Hope is a palpable, living emotion. You can feel it, sometimes only by its absence.

This is so true.
It got me to thinking about the little silver medallion from Catherine. The first thing I thought of when I pulled it from the package was, "She sent this to me, because she's not using it anymore". Hope, that is. She's lost hers. And so have I, in many ways. As I clench the cold metal in my hand, it warms slightly, and I'm left feeling confused, sad, and detached. I can hold on to hope only as long as I feel obligated, committed, compelled. Soon, I find I need my hand free. I need to move on, to get busy living life. My life. Whether or not that life holds every single dream I've dared to fancy for myself or not. The quality of my existence is what I make it to be, what I strive to achieve, what I can control. Does that always turn out the way I had intended? Do I still mourn my losses, my failures, my shortcomings?
I'm so tired of being force-fed the Big Plan the universe supposedly has in store for us. I honestly do feel that life is a big series of unmitigated random events that compile into what choices we next make.
If I had been 5 minutes later arriving at my friend's house that day, I'd have not met her brother's friend, whom I later married. If I would have accepted the invitation to attend OU and play my clarinet in the marching band... If I would have moved to Stittsville... If I didn't have passive restraints in that old VW that got totaled... If I didn't recycle that old psychology paper just to get a passing grade in a rhetoric course... If Nicholas would have been born.
So many things that would make my life different. Some regrets, some not. Some decisions, some just chance. Some would call it fate. Perhaps. Who really knows?
I will place this hope on the mantle among the angels residing there. I will hold it, I will set it aside, I will cling to it, I will remember the sentiment, and I will always wonder at the "what ifs".

When hope is removed, the air is violently sucked from the environment leaving an oppressive stagnation in its wake.

The atmosphere becomes heavy.

You become numb and your knees want to buckle under the weight of the anvil on your chest.

You stop breathing. For a minute.

All the stress leading up to that moment shows its effects in your face and the exhaustion that has been building, repressed, flows to the surface.

Questions are asked. You answer them, but you don't remember what you said.

You begin to dread what you now know will happen.

Your body still functions. You walk, but you don't feel your legs. You cry, but the anvil stays firmly in place. You try to sleep, but you are too exhausted. You haven't eaten in three days. You aren't hungry.

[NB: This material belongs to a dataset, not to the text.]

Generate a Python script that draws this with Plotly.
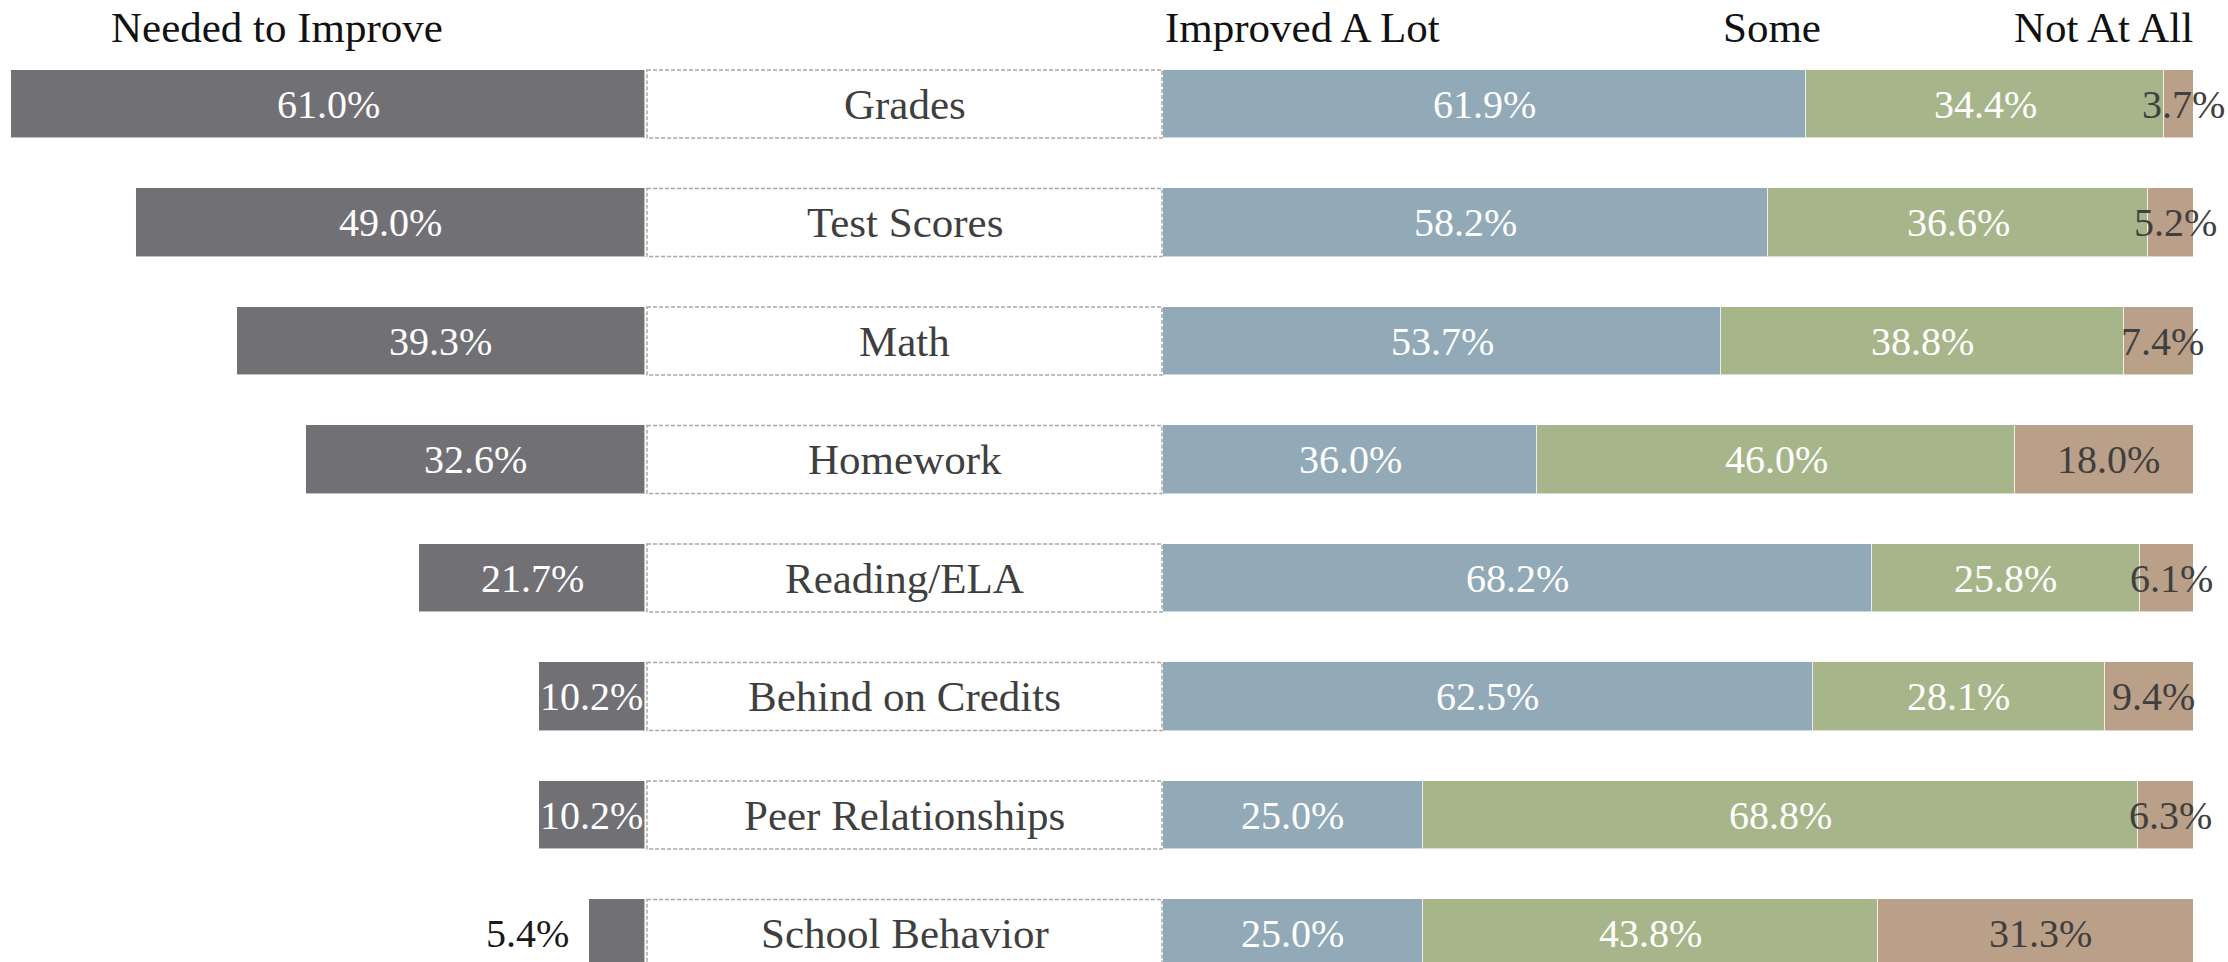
import plotly.graph_objects as go

categories = ["Grades", "Test Scores", "Math", "Homework", "Reading/ELA",
              "Behind on Credits", "Peer Relationships", "School Behavior"]
needed = [61.0, 49.0, 39.3, 32.6, 21.7, 10.2, 10.2, 5.4]
improved_lot = [61.9, 58.2, 53.7, 36.0, 68.2, 62.5, 25.0, 25.0]
improved_some = [34.4, 36.6, 38.8, 46.0, 25.8, 28.1, 68.8, 43.8]
not_at_all = [3.7, 5.2, 7.4, 18.0, 6.1, 9.4, 6.3, 31.3]
headers = ["Needed to Improve", "Improved A Lot", "Some", "Not At All"]

W, H = 2228, 962
FONT = "Liberation Serif"
GRAY, BLUE, GREEN, TAN = "#717075", "#92A9B8", "#A7B68A", "#BAA088"
DARK = "#3f3f3f"

fig = go.Figure()
ypos = list(range(len(categories)))
bw = 0.575
line = dict(color="rgba(255,255,255,0.55)", width=1)

fig.add_trace(go.Bar(y=ypos, x=needed, orientation="h", xaxis="x", yaxis="y",
                     marker=dict(color=GRAY, line=line), width=bw, hoverinfo="skip"))
for vals, col in [(improved_lot, BLUE), (improved_some, GREEN), (not_at_all, TAN)]:
    fig.add_trace(go.Bar(y=ypos, x=vals, orientation="h", xaxis="x2", yaxis="y",
                         marker=dict(color=col, line=line), width=bw, hoverinfo="skip"))

PCT = 40
annotations = []
for i, v in enumerate(needed):
    if v < 8:
        annotations.append(dict(x=v, y=i, xref="x", yref="y", text=f"{v:.1f}%",
                                showarrow=False, xanchor="right", xshift=-18,
                                font=dict(family=FONT, size=PCT, color="#1a1a1a")))
    else:
        annotations.append(dict(x=v / 2, y=i, xref="x", yref="y", text=f"{v:.1f}%",
                                showarrow=False, xanchor="center",
                                font=dict(family=FONT, size=PCT, color="white")))
for i in ypos:
    a, s, n = improved_lot[i], improved_some[i], not_at_all[i]
    for center, val, c in [(a / 2, a, "white"), (a + s / 2, s, "white"), (a + s + n / 2, n, DARK)]:
        annotations.append(dict(x=center, y=i, xref="x2", yref="y", text=f"{val:.1f}%",
                                showarrow=False, xanchor="center",
                                font=dict(family=FONT, size=PCT, color=c)))
    annotations.append(dict(x=904.5 / W, y=i, xref="paper", yref="y", text=categories[i],
                            showarrow=False, xanchor="center",
                            font=dict(family=FONT, size=43, color=DARK)))

hx = [277 / W, 1302 / W, 1772 / W, 2103 / W]
for t, x in zip(headers, hx):
    annotations.append(dict(x=x, y=1 - 27 / H, xref="paper", yref="paper", text=t,
                            showarrow=False, xanchor="center", yanchor="middle",
                            font=dict(family=FONT, size=43, color="#111111")))

shapes = []
for i in ypos:
    shapes.append(dict(type="rect", xref="paper", yref="y", x0=647 / W, x1=1162 / W,
                       y0=i - bw / 2, y1=i + bw / 2, fillcolor="white",
                       line=dict(color="#a8a8a8", width=1.5, dash="4px,2px")))

left_px = 645
px_per_unit = (left_px - 11) / needed[0]
left_max = left_px / px_per_unit
right_max = (2193 - 1163) / px_per_unit
y_top = -104 / 118.5
y_bot = y_top + H / 118.5

fig.update_layout(
    width=W, height=H, margin=dict(l=0, r=0, t=0, b=0),
    paper_bgcolor="white", plot_bgcolor="white", showlegend=False,
    barmode="stack", bargap=0,
    xaxis=dict(domain=[0, left_px / W], range=[left_max, 0], visible=False, fixedrange=True),
    xaxis2=dict(domain=[1163 / W, 2193 / W], range=[0, right_max], visible=False, fixedrange=True),
    yaxis=dict(range=[y_bot, y_top], visible=False, fixedrange=True),
    annotations=annotations, shapes=shapes,
)
fig.write_html("out.html", config={"displayModeBar": False},
               post_script="document.body.style.margin='0';document.body.style.overflow='hidden';")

The questions begin. Why? What if? How?

Questions that will often be unanswerable.

5 Comments:

Blogger Catherine said...

Or maybe...you just take hope with you to another...different...adventure. That doesn't mean you don't mourn those you have had to leave behind (for whatever reason). But you still carry hope with you...for tomorrow...for something. It's not what you planned. It's not what you can control entirely. And you can mourn and wail at the unfairness of it all. But you can still find hope somewhere. You can still use hope in your life. We all can.

Thu Sep 14, 10:13:00 AM EDT  
Blogger Kellie said...

I'm glad you have hope Julie - we should all be so lucky.

Thu Sep 14, 02:15:00 PM EDT  
Blogger Jillian said...

I think the day you truly lose hope is the day you die. While you expect that next breath to happen, you either hope it does, or hope it doesn't. And if you don't have to think about it then the future is bright.

I know the feel of that anvil but I every single day I hope it will dissappear one day. *I* think that when it feels like there is nothing else left worth living for, when it feels like all hope is lost - that's when we hope hardest.

Thanks for this post:)

Fri Sep 15, 08:31:00 AM EDT  
Blogger DD said...

I often wonder when it is that we get feel that Hope is a good thing. Doesn't it sometimes feel like we shouldn't dare to? Or that by doing so, we automatically void it?

I hope Catherine is right, and that the Hope gets to be a part of our lives, just in a different area, and that it doesn't leave us altogether.

Sat Sep 16, 10:46:00 PM EDT  
Anonymous Anonymous said...

"You now dread what you know will happen."

So true. I think that was weighted me down more than anything.